Yes, LA was great, Dan is saying, and man, his shirt is dripping wet from hauling his heavy luggage from the wrong gate to the right one, and no, he left plenty of time, and the plane is the biggest he's ever seen, and I love you too and I'll call from Fiji or- maybe not until I get to New Zealand.
Roused and flush with love for our youngest son, who will spend the next year working and traveling abroad, I cannot fall back asleep. It's seeing his 100 ton plane rise through the clouds. Or not.
What ifs board my mind, stowing the heavy baggage that has come with 9/11 and terrorist attacks. The only thought that helps has an ironic shape: in London, Dan 's older brother is tethered to a Reuters newswire and already working at his desk. He will know instantly if Dan's plane explodes upon take-off, and call.
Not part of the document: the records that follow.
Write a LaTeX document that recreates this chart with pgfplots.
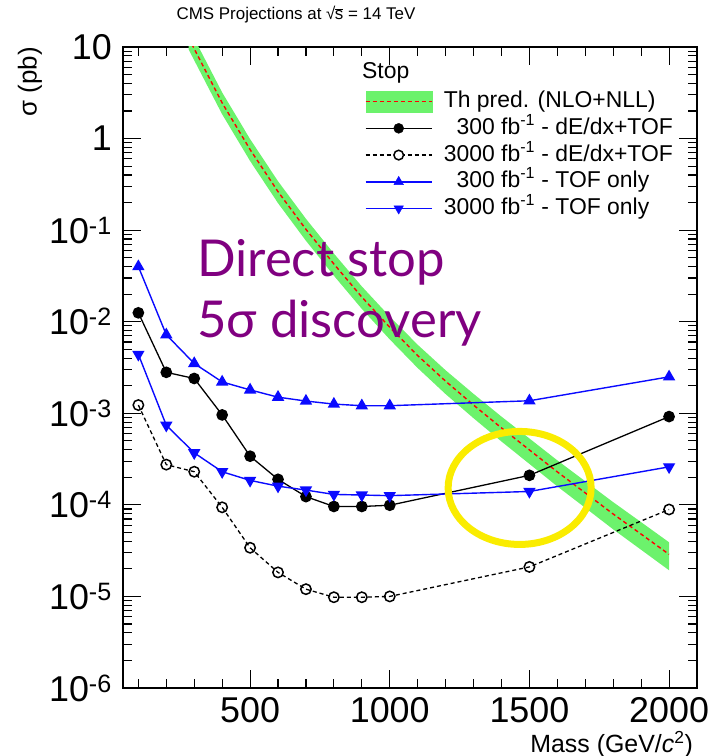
\documentclass[border=0pt]{standalone}
\usepackage{fontspec}
\setmainfont{Liberation Sans}
\newfontfamily\latofont{Lato}
\usepackage{pgfplots}
\usepackage{pgfplotstable}
\pgfplotsset{compat=1.18}
\usepgfplotslibrary{fillbetween}
\usetikzlibrary{calc}
\definecolor{bandgreen}{RGB}{108,242,108}
\definecolor{rootblue}{RGB}{10,10,255}
\definecolor{annpurple}{RGB}{128,0,128}
\definecolor{annyellow}{RGB}{250,236,0}

\pgfplotstableread{
m sig up lo
280 12.6 16.4 9.4
300 9.55 12.4 7.15
400 2.45 3.19 1.84
500 0.759 0.987 0.569
600 0.263 0.342 0.197
700 0.102 0.133 0.0765
800 0.0427 0.0555 0.0318
900 0.0186 0.0243 0.0138
1000 0.0087 0.0114 0.00641
1100 0.00427 0.00560 0.00312
1200 0.00224 0.00295 0.00162
1300 0.00123 0.00163 0.000883
1400 0.000692 0.000920 0.000492
1500 0.000398 0.000531 0.000280
1600 0.000229 0.000306 0.000159
1700 0.000135 0.000181 0.0000928
1800 0.0000794 0.000107 0.0000540
1900 0.0000479 0.0000647 0.0000323
2000 0.0000288 0.0000390 0.0000193
}\thtab

\pgfplotstableread{
m s
100 0.0125
200 0.0028
300 0.0024
400 0.00096
500 0.00034
600 0.00019
700 0.000123
800 0.000096
900 0.000096
1000 0.000099
1500 0.00021
2000 0.00092
}\blackfilled

\pgfplotstableread{
m s
100 0.00123
200 0.000275
300 0.00023
400 0.000094
500 0.000034
600 0.0000183
700 0.000012
800 0.0000098
900 0.0000098
1000 0.0000100
1500 0.000021
2000 0.000089
}\blackopen

\pgfplotstableread{
m s
100 0.040
200 0.0072
300 0.0035
400 0.0022
500 0.0018
600 0.0015
700 0.00136
800 0.00126
900 0.00121
1000 0.00121
1500 0.00137
2000 0.0025
}\blueup

\pgfplotstableread{
m s
100 0.0044
200 0.00074
300 0.00037
400 0.00023
500 0.000185
600 0.00016
700 0.000145
800 0.00013
900 0.000128
1000 0.000126
1500 0.00014
2000 0.00026
}\bluedown

\begin{document}
\begin{tikzpicture}
\begin{axis}[
  scale only axis, width=574bp, height=641bp,
  xmin=45, xmax=2100, ymin=1e-6, ymax=10, ymode=log,
  xtick={500,1000,1500,2000}, xticklabels={500,1000,1500,2000},
  minor xtick={100,200,...,1900},
  ytick={1e-6,1e-5,1e-4,1e-3,1e-2,1e-1,1,10},
  yticklabels={10\textsuperscript{-6},10\textsuperscript{-5},10\textsuperscript{-4},10\textsuperscript{-3},10\textsuperscript{-2},10\textsuperscript{-1},1,10},
  major tick length=18bp, minor tick length=9bp,
  every tick/.style={black, line width=1.1bp},
  axis line style={line width=1.3bp},
  xticklabel style={font=\fontsize{36}{36}\selectfont, anchor=base, inner sep=0pt, yshift=-34bp},
  yticklabel style={font=\fontsize{36}{36}\selectfont, anchor=east, inner sep=0pt, xshift=-11bp},
  legend style={at={(rel axis cs:0.4216,0.932)}, anchor=north west, draw=none, fill=none,
    inner sep=0pt, outer sep=0pt, font=\fontsize{23}{23}\selectfont, row sep=4.75bp,
    nodes={inner sep=0pt, text height=17bp, text depth=5bp}},
  legend cell align=left,
]
% theory band
\addplot[name path=thup, draw=none, forget plot] table[x=m, y=up] {\thtab};
\addplot[name path=thlo, draw=none, forget plot] table[x=m, y=lo] {\thtab};
\addplot[fill=bandgreen, draw=none, forget plot] fill between[of=thup and thlo];
\addplot[red, line width=1.4bp, dash pattern=on 4bp off 3bp, forget plot] table[x=m, y=sig] {\thtab};

\addplot[black, line width=1.3bp, dash pattern=on 4bp off 3bp, mark=o, mark size=5.2bp,
  mark options={solid, line width=1.5bp}, forget plot] table[x=m, y=s] {\blackopen};
\addplot[black, line width=1.3bp, mark=*, mark size=5.2bp, forget plot] table[x=m, y=s] {\blackfilled};
\addplot[rootblue, line width=1.4bp, mark=triangle*, mark size=5.8bp, forget plot] table[x=m, y=s] {\blueup};
\addplot[rootblue, line width=1.4bp, mark=triangle*, mark size=5.8bp, mark options={rotate=180}, forget plot] table[x=m, y=s] {\bluedown};

% legend
\addlegendimage{legend image code/.code={\fill[bandgreen] (0bp,-10.5bp) rectangle (66bp,10.5bp); \draw[red, line width=1.3bp, dash pattern=on 4bp off 3bp] (0bp,0bp) -- (66bp,0bp); \path (78bp,0bp);}}
\addlegendentry{Th pred. (NLO+NLL)}
\addlegendimage{legend image code/.code={\draw[black, line width=1.3bp] (0bp,0bp) -- (66bp,0bp); \fill[black] (33bp,0bp) circle (5bp); \path (78bp,0bp);}}
\addlegendentry{\phantom{0}300 fb\textsuperscript{-1} - dE/dx+TOF}
\addlegendimage{legend image code/.code={\draw[black, line width=1.3bp, dash pattern=on 4bp off 3bp] (0bp,0bp) -- (66bp,0bp); \draw[black, fill=white, line width=1.5bp] (33bp,0bp) circle (4.8bp); \path (78bp,0bp);}}
\addlegendentry{3000 fb\textsuperscript{-1} - dE/dx+TOF}
\addlegendimage{legend image code/.code={\draw[rootblue, line width=1.4bp] (0bp,0bp) -- (66bp,0bp); \draw[rootblue, mark=triangle*, mark size=5.5bp] plot coordinates {(33bp,0bp)}; \path (78bp,0bp);}}
\addlegendentry{\phantom{0}300 fb\textsuperscript{-1} - TOF only}
\addlegendimage{legend image code/.code={\draw[rootblue, line width=1.4bp] (0bp,0bp) -- (66bp,0bp); \draw[rootblue, mark=triangle*, mark size=5.5bp, mark options={rotate=180}] plot coordinates {(33bp,0bp)}; \path (78bp,0bp);}}
\addlegendentry{3000 fb\textsuperscript{-1} - TOF only}

\node[anchor=base west, font=\fontsize{23}{23}\selectfont, inner sep=0pt] at (rel axis cs:0.4164,0.9516) {Stop};

\node[anchor=base west, inner sep=0pt, text=annpurple, font=\latofont\fontsize{51}{60}\selectfont] at (axis cs:310,0.0308) {Direct stop};
\node[anchor=base west, inner sep=0pt, text=annpurple, font=\latofont\fontsize{51}{60}\selectfont] at (axis cs:310,0.0068) {5σ discovery};

\coordinate (bl) at (rel axis cs:0,0);
\coordinate (tr) at (rel axis cs:1,1);
\coordinate (tl) at (rel axis cs:0,1);
\coordinate (br) at (rel axis cs:1,0);
\coordinate (ell) at (axis cs:1465,1.53e-4);
\end{axis}
\draw[annyellow, line width=7bp] (ell) ellipse [x radius=71.5bp, y radius=56.5bp];
\node[anchor=base, font=\fontsize{17}{17}\selectfont, inner sep=0pt] at ($(tl)+(173bp,27bp)$) {CMS Projections at √\kern-0.6bp\rlap{\rule[10.6bp]{8bp}{0.8bp}}s = 14 TeV};
\node[rotate=90, anchor=east, font=\fontsize{26}{26}\selectfont, inner sep=0pt] at ($(tl)+(-93bp,0bp)$) {σ (pb)};
\node[anchor=base east, font=\fontsize{25}{25}\selectfont, inner sep=0pt] at ($(br)+(-4bp,-64bp)$) {Mass (GeV/\textit{c}\textsuperscript{2})};
\pgfresetboundingbox
\path[use as bounding box] ($(bl)+(-123bp,-68bp)$) rectangle ($(tr)+(16bp,47bp)$);
\end{tikzpicture}
\end{document}
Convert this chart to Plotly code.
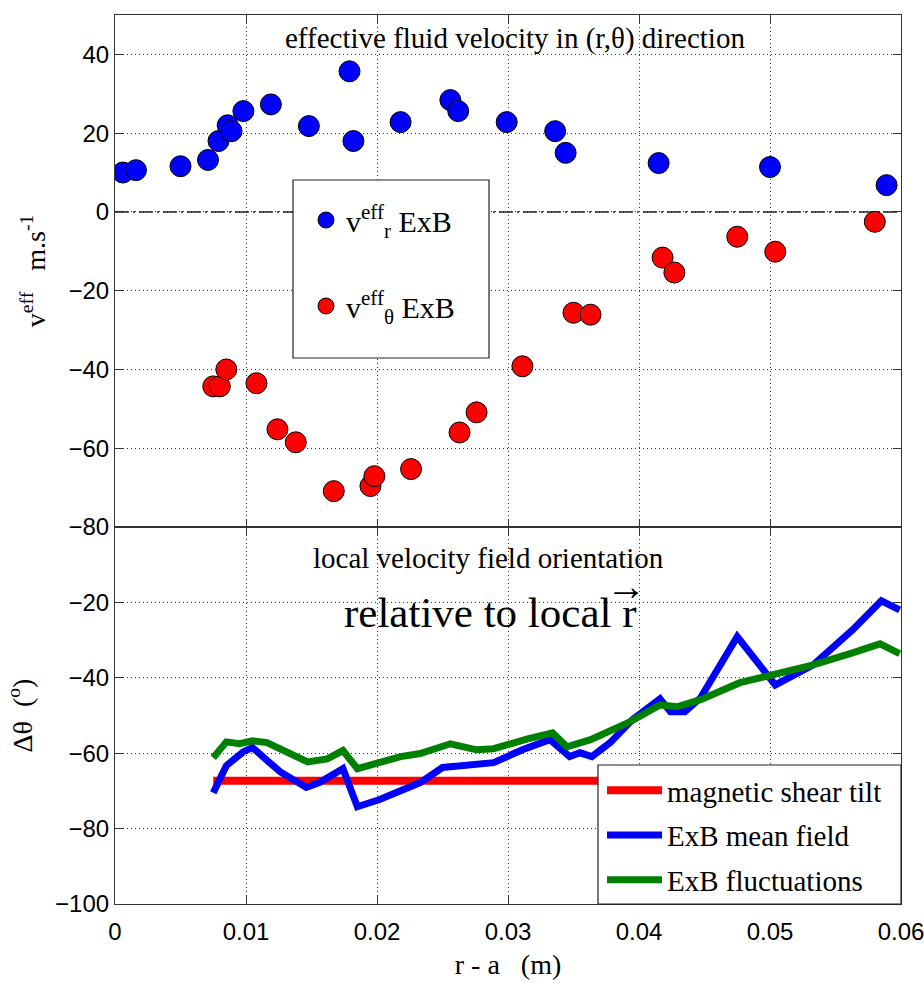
import plotly.graph_objects as go

# ---- top panel: effective fluid velocity (m/s) ----
vr_x = [0.0006, 0.0016, 0.0050, 0.0071, 0.0079, 0.0086, 0.0089, 0.0098, 0.0119, 0.0148,
        0.0179, 0.0182, 0.0218, 0.0256, 0.0262, 0.0299, 0.0336, 0.0344, 0.0415, 0.0500, 0.0589]
vr_y = [10.0, 10.6, 11.6, 13.2, 18.0, 22.0, 20.5, 25.6, 27.3, 21.8,
        35.7, 18.0, 22.8, 28.4, 25.6, 22.8, 20.5, 15.0, 12.4, 11.4, 6.8]

vt_x = [0.0075, 0.0080, 0.0085, 0.0108, 0.0124, 0.0138, 0.0167, 0.0195, 0.0198, 0.0226,
        0.0263, 0.0276, 0.0311, 0.0350, 0.0363, 0.0418, 0.0427, 0.0475, 0.0504, 0.0580]
vt_y = [-44.3, -44.3, -40.0, -43.5, -55.2, -58.5, -70.9, -69.6, -67.1, -65.3,
        -56.0, -50.9, -39.2, -25.6, -26.1, -11.6, -15.4, -6.3, -10.1, -2.5]

# ---- bottom panel: orientation (degrees) ----
shear_x = [0.0075, 0.0600]
shear_y = [-67.3, -67.3]

mean_x = [0.0075, 0.0085, 0.0098, 0.0105, 0.0118, 0.0126, 0.0146, 0.0156, 0.0174, 0.0185,
          0.0202, 0.0233, 0.0250, 0.0289, 0.0311, 0.0332, 0.0347, 0.0355, 0.0364, 0.0378,
          0.0395, 0.0416, 0.0424, 0.0435, 0.0447, 0.0475, 0.0504, 0.0533, 0.0563, 0.0585, 0.0599]
mean_y = [-70.5, -63.3, -59.6, -58.5, -62.5, -64.9, -69.1, -67.8, -64.1, -74.2,
          -72.3, -67.8, -63.8, -62.5, -59.1, -56.4, -60.9, -59.9, -60.9, -57.2,
          -51.1, -45.6, -49.0, -49.0, -45.3, -29.1, -41.9, -36.6, -27.3, -19.6, -22.0]

fluc_x = [0.0075, 0.0085, 0.0095, 0.0105, 0.0116, 0.0126, 0.0147, 0.0162, 0.0174, 0.0185,
          0.0200, 0.0218, 0.0233, 0.0256, 0.0276, 0.0289, 0.0315, 0.0334, 0.0345, 0.0363,
          0.0393, 0.0416, 0.0429, 0.0447, 0.0477, 0.0502, 0.0533, 0.0563, 0.0584, 0.0599]
fluc_y = [-61.2, -57.0, -57.5, -56.7, -57.2, -58.8, -62.3, -61.5, -59.3, -64.1,
          -62.5, -60.9, -60.1, -57.5, -59.1, -58.8, -56.2, -54.6, -58.3, -56.4,
          -51.7, -47.2, -47.7, -45.8, -41.3, -39.2, -36.6, -33.4, -31.0, -33.6]

x_ticks = [0, 0.01, 0.02, 0.03, 0.04, 0.05, 0.06]
x_tick_text = ["0", "0.01", "0.02", "0.03", "0.04", "0.05", "0.06"]
top_y_ticks = [-80, -60, -40, -20, 0, 20, 40]
bot_y_ticks = [-100, -80, -60, -40, -20]

SERIF = "Liberation Serif"
SANS = "Liberation Sans"

# pixel helpers for paper coordinates (plot area: x 115..901, y 15..904)
def px(xp):
    return (xp - 115) / 786

def py(yp):
    return (904 - yp) / 889

fig = go.Figure()

fig.add_trace(go.Scatter(x=vr_x, y=vr_y, mode="markers", xaxis="x2", yaxis="y2",
                         name="v<sup>eff</sup><sub>r</sub> ExB", legend="legend", legendgroup="a",
                         marker=dict(size=21, color="#0000ff", line=dict(color="black", width=1))))
fig.add_trace(go.Scatter(x=vt_x, y=vt_y, mode="markers", xaxis="x2", yaxis="y2",
                         name="v<sup>eff</sup><sub>θ</sub> ExB", legend="legend", legendgroup="b",
                         marker=dict(size=21, color="#ff0000", line=dict(color="black", width=1))))

fig.add_trace(go.Scatter(x=shear_x, y=shear_y, mode="lines", xaxis="x", yaxis="y",
                         name="magnetic shear tilt", legend="legend2", legendgroup="c",
                         line=dict(color="#ff0000", width=8)))
fig.add_trace(go.Scatter(x=mean_x, y=mean_y, mode="lines", xaxis="x", yaxis="y",
                         name="ExB mean field", legend="legend2", legendgroup="d",
                         line=dict(color="#0000ff", width=7)))
fig.add_trace(go.Scatter(x=fluc_x, y=fluc_y, mode="lines", xaxis="x", yaxis="y",
                         name="ExB fluctuations", legend="legend2", legendgroup="e",
                         line=dict(color="#008000", width=7)))

split = 0.4241
axis_common = dict(showline=True, linecolor="#333333", linewidth=1.2, mirror="ticks",
                   ticks="inside", ticklen=8, tickcolor="#333333", automargin=False,
                   showgrid=True, gridcolor="#333333", gridwidth=1, griddash="1px,3px",
                   zeroline=False, tickfont=dict(family=SANS, size=24, color="black"))

fig.update_layout(
    width=924, height=988,
    margin=dict(l=115, r=23, t=15, b=84),
    paper_bgcolor="white", plot_bgcolor="white",
    showlegend=True,
    xaxis=dict(domain=[0, 1], anchor="y", range=[0, 0.06], tickvals=x_ticks, ticktext=x_tick_text,
               ticklabeloverflow="allow", ticklabelstandoff=6,
               title=dict(text="r - a   (m)", font=dict(family=SERIF, size=28, color="black"), standoff=10),
               **axis_common),
    yaxis=dict(domain=[0, split], anchor="x", range=[-100, 0], tickvals=bot_y_ticks,
               title=dict(text="Δθ  (<sup>o</sup>)", font=dict(family=SERIF, size=28, color="black"), standoff=14),
               **axis_common),
    xaxis2=dict(domain=[0, 1], anchor="y2", range=[0, 0.06], tickvals=x_ticks, showticklabels=False,
                matches="x", **axis_common),
    yaxis2=dict(domain=[split, 1], anchor="x2", range=[-80, 50], tickvals=top_y_ticks,
                title=dict(text="v<sup>eff</sup>   m.s<sup>-1</sup>", font=dict(family=SERIF, size=28, color="black"), standoff=14),
                **axis_common),
    legend=dict(x=px(306), y=py(194), xanchor="left", yanchor="top",
                bgcolor="rgba(0,0,0,0)", borderwidth=0,
                font=dict(family=SERIF, size=30, color="black"), tracegroupgap=44,
                itemsizing="trace"),
    legend2=dict(x=px(602), y=py(765), xanchor="left", yanchor="top",
                 bgcolor="rgba(0,0,0,0)", borderwidth=0, itemwidth=55,
                 font=dict(family=SERIF, size=29, color="black"), tracegroupgap=4),
    shapes=[
        dict(type="line", xref="x2", yref="y2", x0=0, x1=0.06, y0=0, y1=0,
             line=dict(color="#222222", width=1.5, dash="14px,4px,2px,4px"), layer="above"),
        dict(type="rect", xref="paper", yref="paper", x0=px(293), x1=px(489), y0=py(358), y1=py(180),
             fillcolor="white", line=dict(color="#222222", width=1.2), layer="above"),
        dict(type="rect", xref="paper", yref="paper", x0=px(598), x1=1, y0=0, y1=py(765),
             fillcolor="white", line=dict(color="#222222", width=1.2), layer="above"),
    ],
    annotations=[
        dict(text="effective fluid velocity in (r,θ) direction", xref="paper", yref="paper",
             x=px(515), y=py(38), xanchor="center", yanchor="middle",
             showarrow=False, font=dict(family=SERIF, size=29, color="black")),
        dict(text="local velocity field orientation", xref="paper", yref="paper",
             x=px(488), y=py(558), xanchor="center", yanchor="middle",
             showarrow=False, font=dict(family=SERIF, size=29, color="black")),
        dict(text="relative to local r", xref="paper", yref="paper",
             x=px(490), y=py(612), xanchor="center", yanchor="middle",
             showarrow=False, font=dict(family=SERIF, size=43, color="black")),
        dict(text="→", xref="paper", yref="paper",
             x=px(626), y=py(586), xanchor="center", yanchor="middle",
             showarrow=False, font=dict(family=SERIF, size=40, color="black")),
    ],
)

fig.write_html("out.html")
And if we get that call...twenty-nine years of parenthood has taught me to block the next scenario.
'No worries, Mom,' was Dan's send-off line. And I don't, very much. Having two children living abroad leaves my parenthood suspended between opposite sides of the globe. This extreme version of leaving home has me swaying wildly. It feels off-kilter: how do I be a parent, this many time-zones away from them?
Today's answer: stop twisting in the wind. Get into the swing of this. It's what you wanted for them, to follow their dreams. Enjoy the freedom and fun that comes with it, and get to work on your own life. Like the Boeing 747, suspension bridges are incredibly strong, sturdy enough to hold up everyone.